Written by  //  October 2, 2007  //  Economy, Geopolitics  //  No comments

By George Friedman
Last week, French President Nicolas Sarkozy attacked the policies of the European Central Bank (ECB), saying that they are hurting France. He particularly criticized the ECB’s interest rate policy, saying the bank has deliberately let the euro rise relative to the dollar. And he criticized the simultaneous injection of liquidity into the markets, saying it saves speculators but does not help business by lowering interest rates. As Sarkozy put it, the ECB policies mean that, as far as the French are concerned, “We sink.”

The sinking that Sarkozy is referring to is his own plan to liberalize the French economy, and thus make it more dynamic. In order to achieve his goal, he needs lower interest rates to facilitate entrepreneurial activity as well as general business expansion — and he needs a cheaper euro to facilitate French exports. Sarkozy sees his vision for France under his presidency as being undermined by the ECB, whose policies are in many ways more important to the French economy than anything Sarkozy might plan. The ECB is simply pursuing a different policy.

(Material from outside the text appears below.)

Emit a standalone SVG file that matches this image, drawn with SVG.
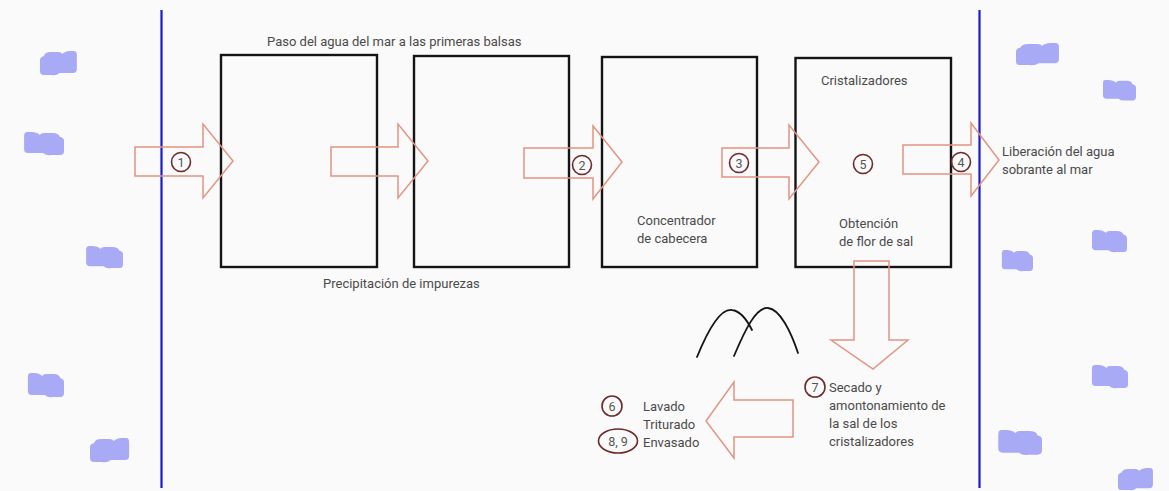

That is, of course, what central banks are supposed to do. Their independence from politics is supposed to guarantee that, rather than satisfy fleeting political passions, they follow policies that are in the best interest of the country from a strictly economic view. It is not a bad idea. It can be defended as part of the process of a republic, because the governors of the bank are appointed by representatives of the people. Even so, it places a great power in the hands of people whose wisdom must be assumed.
As complicated as the idea of a central bank is in a democracy, it is further complicated in Europe by the question of exactly which country the ECB is supposed to be serving. Europe is not a country, but a federation of sovereign nations that are said to have a single economy. But while Europe is highly integrated, any one country — its people and its elected government — may be interested in pursuing divergent economic policies.